В старинной, намоленной иконе знак традиций, она благовест, послание предков потомкам, то есть нам, выросшим с другими образами и уставшим от дешевых подделок, заполнивших все вокруг – дома, думы и души…
В предрассветном тумане спал Валаам. Из воды росли его каменные острова, убранные сосновой хвоей. Вода, камни, сосны и легкий туман. А над ними – Никольский скит, только что паривший над водой и, подобно жар-птице, присевший отдохнуть на скале, как раз около входа в Монастырскую бухту, чтобы через минуту снова подняться в свой вечный полет над озером.
Смотрю и не верю глазам, купол скита вдруг заискрился, засиял золотом – солнце выглянуло из воды… Заря в полнеба. Утро… Просыпается Валаам. Дух захватывало от благодати, явившейся на землю. Вот откуда была сила наша духовная. От Неба.
В Монастырскую бухту войти трудно, она узкая – берега подступают к самому теплоходу, он едва умещался в ложе, которое оставила Ладога для подхода к святыне Валаама, к Преображенскому собору, венчающему центральный ансамбль монастыря.
Я стоял на палубе и почувствовал, как сжалось сердце от величия места, открывавшегося взору. Величия природы и предков. Неужели что-то святое сохранилось у нас?! И в нас?!
На грешную землю вернули сараи на берегу, как раз под обрывом, над которым высился собор. Нелепые сараи. Гора бревен, забытых у причала. Верхние еще годились на дрова, а нижние бревна давно сгнили. Около пристани два судна, грязные, неряшливые, они что-то привезли на Валаам, на берегу валялись ящики, бочки с краской, опилки, щепки… Здесь мы и ступили на святую землю Русского Афона.
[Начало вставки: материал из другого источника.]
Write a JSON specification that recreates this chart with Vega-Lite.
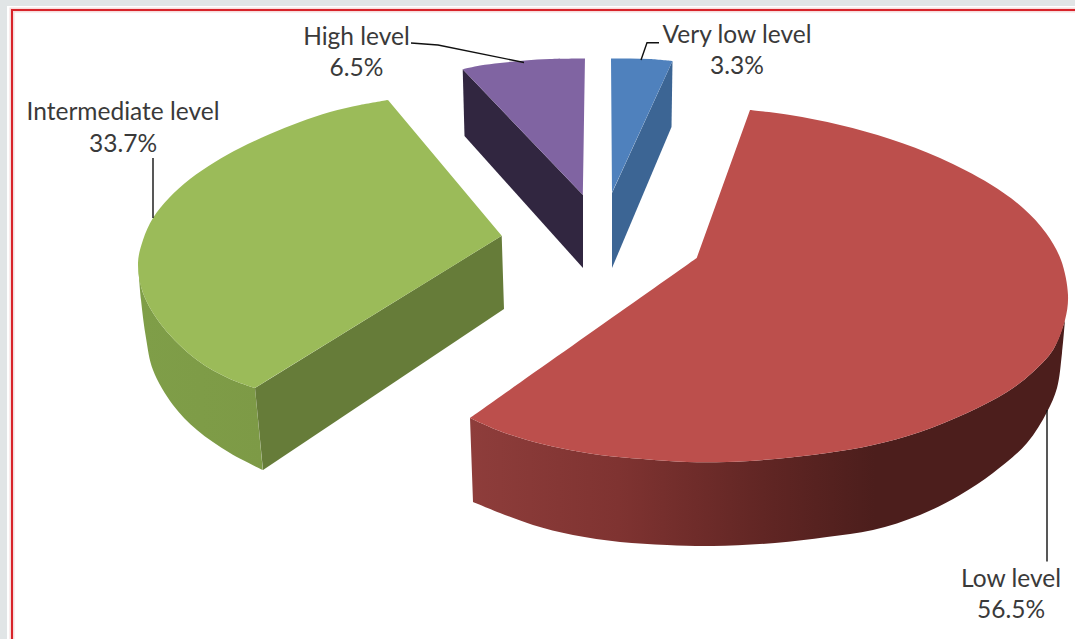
{
"$schema":"https://vega.github.io/schema/vega-lite/v6.json",
"width":1075,"height":639,
"autosize":{"type":"none"},
"padding":{"left":0,"top":0,"right":0,"bottom":0},
"background":"#ffffff",
"config":{"view":{"stroke":null}},
"datasets":{
"curved":[
{"part":"green_curve","i":1,"x":138,"y":263},{"part":"green_curve","i":2,"x":138,"y":263},{"part":"green_curve","i":3,"x":143,"y":293},{"part":"green_curve","i":4,"x":163,"y":327},{"part":"green_curve","i":5,"x":197,"y":360},{"part":"green_curve","i":6,"x":230,"y":379},{"part":"green_curve","i":7,"x":255,"y":388},{"part":"green_curve","i":8,"x":255,"y":388},{"part":"green_curve","i":9,"x":263,"y":470},{"part":"green_curve","i":10,"x":263,"y":470},{"part":"green_curve","i":11,"x":230,"y":453},{"part":"green_curve","i":12,"x":197,"y":430},{"part":"green_curve","i":13,"x":173,"y":405},{"part":"green_curve","i":14,"x":153,"y":370},{"part":"green_curve","i":15,"x":146,"y":338},{"part":"green_curve","i":16,"x":141,"y":300},{"part":"green_curve","i":17,"x":138,"y":263},
{"part":"red_curve","i":1,"x":470,"y":418},{"part":"red_curve","i":2,"x":470,"y":418},{"part":"red_curve","i":3,"x":497,"y":430},{"part":"red_curve","i":4,"x":527,"y":440},{"part":"red_curve","i":5,"x":560,"y":448},{"part":"red_curve","i":6,"x":600,"y":455},{"part":"red_curve","i":7,"x":643,"y":459},{"part":"red_curve","i":8,"x":687,"y":462},{"part":"red_curve","i":9,"x":727,"y":462},{"part":"red_curve","i":10,"x":775,"y":459},{"part":"red_curve","i":11,"x":827,"y":453},{"part":"red_curve","i":12,"x":873,"y":445},{"part":"red_curve","i":13,"x":920,"y":432},{"part":"red_curve","i":14,"x":967,"y":413},{"part":"red_curve","i":15,"x":1007,"y":392},{"part":"red_curve","i":16,"x":1033,"y":372},{"part":"red_curve","i":17,"x":1053,"y":350},{"part":"red_curve","i":18,"x":1065,"y":320},{"part":"red_curve","i":19,"x":1065,"y":320},{"part":"red_curve","i":20,"x":1062,"y":353},{"part":"red_curve","i":21,"x":1057,"y":388},{"part":"red_curve","i":22,"x":1047,"y":412},{"part":"red_curve","i":23,"x":1027,"y":443},{"part":"red_curve","i":24,"x":993,"y":473},{"part":"red_curve","i":25,"x":960,"y":495},{"part":"red_curve","i":26,"x":920,"y":515},{"part":"red_curve","i":27,"x":873,"y":530},{"part":"red_curve","i":28,"x":827,"y":537},{"part":"red_curve","i":29,"x":775,"y":543},{"part":"red_curve","i":30,"x":713,"y":546},{"part":"red_curve","i":31,"x":667,"y":545},{"part":"red_curve","i":32,"x":620,"y":542},{"part":"red_curve","i":33,"x":573,"y":535},{"part":"red_curve","i":34,"x":533,"y":525},{"part":"red_curve","i":35,"x":500,"y":513},{"part":"red_curve","i":36,"x":473,"y":502},{"part":"red_curve","i":37,"x":473,"y":502}
],
"flat":[
{"part":"ground","i":1,"x":0,"y":0},{"part":"ground","i":2,"x":1075,"y":0},{"part":"ground","i":3,"x":1075,"y":6},{"part":"ground","i":4,"x":7,"y":6},{"part":"ground","i":5,"x":7,"y":639},{"part":"ground","i":6,"x":0,"y":639},
{"part":"blue_side","i":1,"x":672.5,"y":61},{"part":"blue_side","i":2,"x":671.5,"y":127},{"part":"blue_side","i":3,"x":612,"y":268},{"part":"blue_side","i":4,"x":612,"y":193},
{"part":"purple_side","i":1,"x":462.7,"y":69.3},{"part":"purple_side","i":2,"x":464.5,"y":136},{"part":"purple_side","i":3,"x":583,"y":268},{"part":"purple_side","i":4,"x":583,"y":195},
{"part":"green_side","i":1,"x":255,"y":388},{"part":"green_side","i":2,"x":501.7,"y":235.7},{"part":"green_side","i":3,"x":504,"y":309},{"part":"green_side","i":4,"x":263,"y":470}
],
"tops":[
{"part":"blue_top","i":1,"x":611,"y":58.5},{"part":"blue_top","i":2,"x":611,"y":58.5},{"part":"blue_top","i":3,"x":630,"y":58.5},{"part":"blue_top","i":4,"x":650,"y":59},{"part":"blue_top","i":5,"x":672.5,"y":61},{"part":"blue_top","i":6,"x":672.5,"y":61},{"part":"blue_top","i":7,"x":612,"y":193},{"part":"blue_top","i":8,"x":612,"y":193},
{"part":"purple_top","i":1,"x":462.7,"y":69.3},{"part":"purple_top","i":2,"x":462.7,"y":69.3},{"part":"purple_top","i":3,"x":480,"y":65.5},{"part":"purple_top","i":4,"x":500,"y":63},{"part":"purple_top","i":5,"x":525,"y":60.5},{"part":"purple_top","i":6,"x":550,"y":59},{"part":"purple_top","i":7,"x":585,"y":58.5},{"part":"purple_top","i":8,"x":585,"y":58.5},{"part":"purple_top","i":9,"x":583,"y":195},{"part":"purple_top","i":10,"x":583,"y":195},
{"part":"green_top","i":1,"x":388,"y":100},{"part":"green_top","i":2,"x":388,"y":100},{"part":"green_top","i":3,"x":360,"y":105},{"part":"green_top","i":4,"x":330,"y":112},{"part":"green_top","i":5,"x":300,"y":122},{"part":"green_top","i":6,"x":270,"y":134},{"part":"green_top","i":7,"x":240,"y":148},{"part":"green_top","i":8,"x":215,"y":162},{"part":"green_top","i":9,"x":190,"y":179},{"part":"green_top","i":10,"x":169,"y":198},{"part":"green_top","i":11,"x":153,"y":218},{"part":"green_top","i":12,"x":143,"y":240},{"part":"green_top","i":13,"x":138,"y":263},{"part":"green_top","i":14,"x":143,"y":293},{"part":"green_top","i":15,"x":163,"y":327},{"part":"green_top","i":16,"x":197,"y":360},{"part":"green_top","i":17,"x":230,"y":379},{"part":"green_top","i":18,"x":255,"y":388},{"part":"green_top","i":19,"x":255,"y":388},{"part":"green_top","i":20,"x":501.7,"y":235.7},{"part":"green_top","i":21,"x":501.7,"y":235.7},
{"part":"red_top","i":1,"x":750,"y":110},{"part":"red_top","i":2,"x":750,"y":110},{"part":"red_top","i":3,"x":790,"y":115},{"part":"red_top","i":4,"x":840,"y":125},{"part":"red_top","i":5,"x":890,"y":139},{"part":"red_top","i":6,"x":940,"y":158},{"part":"red_top","i":7,"x":990,"y":184},{"part":"red_top","i":8,"x":1023,"y":208},{"part":"red_top","i":9,"x":1046,"y":233},{"part":"red_top","i":10,"x":1061,"y":260},{"part":"red_top","i":11,"x":1068,"y":295},{"part":"red_top","i":12,"x":1065,"y":320},{"part":"red_top","i":13,"x":1053,"y":350},{"part":"red_top","i":14,"x":1033,"y":372},{"part":"red_top","i":15,"x":1007,"y":392},{"part":"red_top","i":16,"x":967,"y":413},{"part":"red_top","i":17,"x":920,"y":432},{"part":"red_top","i":18,"x":873,"y":445},{"part":"red_top","i":19,"x":827,"y":453},{"part":"red_top","i":20,"x":775,"y":459},{"part":"red_top","i":21,"x":727,"y":462},{"part":"red_top","i":22,"x":687,"y":462},{"part":"red_top","i":23,"x":643,"y":459},{"part":"red_top","i":24,"x":600,"y":455},{"part":"red_top","i":25,"x":560,"y":448},{"part":"red_top","i":26,"x":527,"y":440},{"part":"red_top","i":27,"x":497,"y":430},{"part":"red_top","i":28,"x":470,"y":418},{"part":"red_top","i":29,"x":470,"y":418},{"part":"red_top","i":30,"x":696.7,"y":258},{"part":"red_top","i":31,"x":696.7,"y":258}
],
"leaders":[
{"level":"High level","i":1,"x":411,"y":43},{"level":"High level","i":2,"x":438,"y":45},{"level":"High level","i":3,"x":524,"y":62.5},
{"level":"Very low level","i":1,"x":659,"y":42.7},{"level":"Very low level","i":2,"x":647,"y":42.7},{"level":"Very low level","i":3,"x":641,"y":60},
{"level":"Intermediate level","i":1,"x":153,"y":158},{"level":"Intermediate level","i":2,"x":153,"y":218},
{"level":"Low level","i":1,"x":1047,"y":410},{"level":"Low level","i":2,"x":1047,"y":561.5}
],
"frame":[{"i":1,"x":12,"y":639},{"i":2,"x":12,"y":10},{"i":3,"x":1075,"y":10}],
"labels":[
{"text":"Very low level","x":737,"y":36},{"text":"3.3%","x":737,"y":67},
{"text":"Low level","x":1011,"y":580},{"text":"56.5%","x":1011,"y":611},
{"text":"Intermediate level","x":123,"y":113},{"text":"33.7%","x":123,"y":145},
{"text":"High level","x":356.5,"y":38},{"text":"6.5%","x":356.5,"y":69}
]
},
"encoding":{
"x":{"field":"x","type":"quantitative","scale":{"domain":[0,1075],"nice":false,"zero":false},"axis":null},
"y":{"field":"y","type":"quantitative","scale":{"domain":[639,0],"nice":false,"zero":false},"axis":null}
},
"layer":[
{"data":{"name":"curved"},"transform":[{"filter":"datum.part=='green_curve'"}],
"mark":{"type":"line","interpolate":"catmull-rom","strokeWidth":0,"fill":{"gradient":"linear","x1":0,"y1":0,"x2":1,"y2":0,"stops":[{"offset":0,"color":"#7f9e48"},{"offset":1,"color":"#7d9a46"}]}},
"encoding":{"order":{"field":"i","type":"quantitative"}}},
{"data":{"name":"curved"},"transform":[{"filter":"datum.part=='red_curve'"}],
"mark":{"type":"line","interpolate":"catmull-rom","strokeWidth":0,"fill":{"gradient":"linear","x1":0,"y1":0,"x2":1,"y2":0,"stops":[{"offset":0,"color":"#8e3d3b"},{"offset":0.25,"color":"#7f3331"},{"offset":0.51,"color":"#5f2523"},{"offset":0.68,"color":"#4c1e1c"},{"offset":1,"color":"#4c1e1c"}]}},
"encoding":{"order":{"field":"i","type":"quantitative"}}},
{"data":{"name":"flat"},
"mark":{"type":"line","strokeWidth":0},
"encoding":{"order":{"field":"i","type":"quantitative"},
"fill":{"field":"part","type":"nominal","legend":null,"scale":{"domain":["ground","blue_side","purple_side","green_side","blue_top","purple_top","green_top","red_top"],"range":["#e1e5e6","#3c6594","#312640","#667c39","#4f81bd","#8064a2","#9bbb59","#bc4f4c"]}},
"detail":{"field":"part"}}},
{"data":{"name":"tops"},
"mark":{"type":"line","interpolate":"catmull-rom","strokeWidth":0},
"encoding":{"order":{"field":"i","type":"quantitative"},
"fill":{"field":"part","type":"nominal","legend":null,"scale":{"domain":["ground","blue_side","purple_side","green_side","blue_top","purple_top","green_top","red_top"],"range":["#e1e5e6","#3c6594","#312640","#667c39","#4f81bd","#8064a2","#9bbb59","#bc4f4c"]}},
"detail":{"field":"part"}}},
{"data":{"name":"frame"},"mark":{"type":"line","stroke":"#f6dcdc","strokeWidth":5},"encoding":{"order":{"field":"i","type":"quantitative"}}},
{"data":{"name":"frame"},"mark":{"type":"line","stroke":"#d8232a","strokeWidth":2},"encoding":{"order":{"field":"i","type":"quantitative"}}},
{"data":{"name":"leaders"},"mark":{"type":"line","stroke":"#111111","strokeWidth":1.4},"encoding":{"order":{"field":"i","type":"quantitative"},"detail":{"field":"level"}}},
{"data":{"name":"labels"},"mark":{"type":"text","font":"Lato","fontSize":24.5,"color":"#3a3a3a","align":"center","baseline":"middle"},"encoding":{"text":{"field":"text"}}}
]
}
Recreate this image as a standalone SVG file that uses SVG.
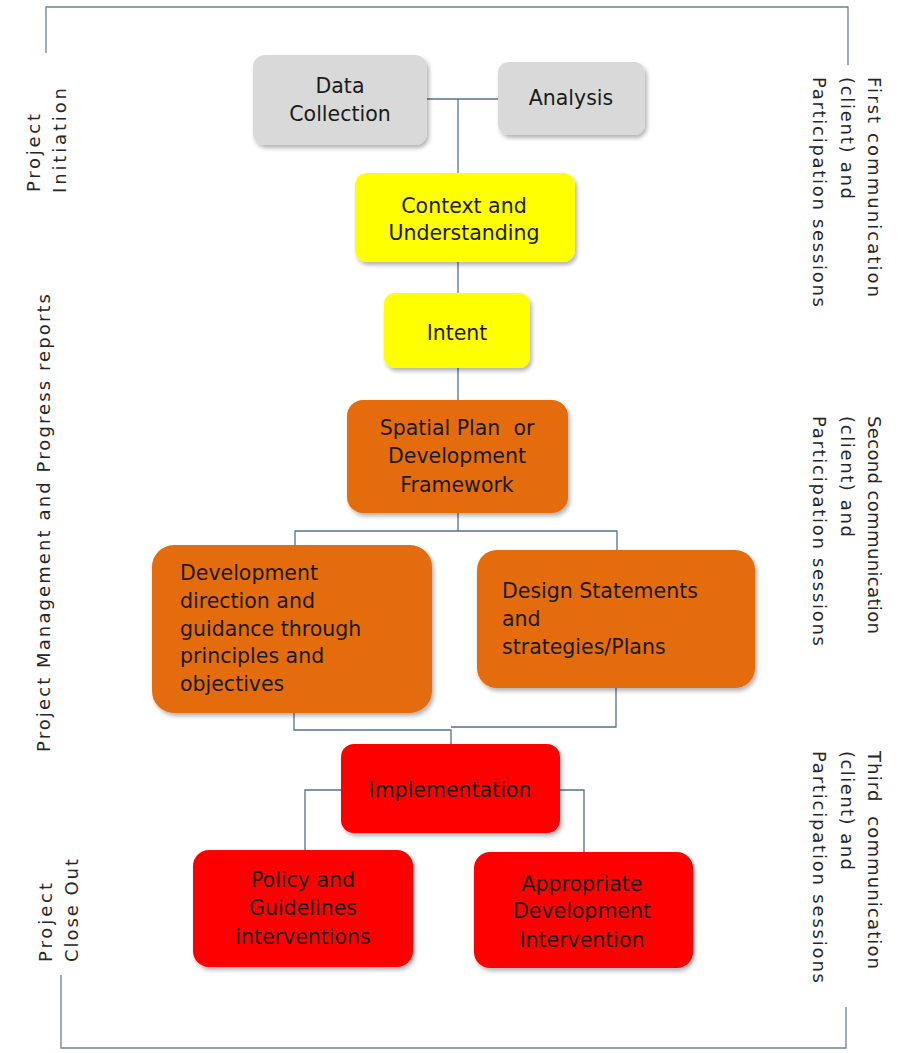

Обычные пассажирские суда в Монастырскую бухту не заходят, туристов привозят в Никоновскую бухту, она в километрах шести. А сюда доставляют судами местной линии. «Короленко» – исключение. Из-за паломников, конечно, которым важно всегда быть ближе к храму… Я понимал, жизнь здесь только начиналась, другого не ожидал. Недавно открыли Преображенский собор, на остров вернулись монахи, они вернулись в обитель после пятидесятилетнего отсутствия, словом, на моих глазах начиналась очередная «новая» история Валаама, а в ней – и сараи, и бревна вполне уместы. Стройка же, но не ее вспоминаю сейчас, по исходу стольких лет.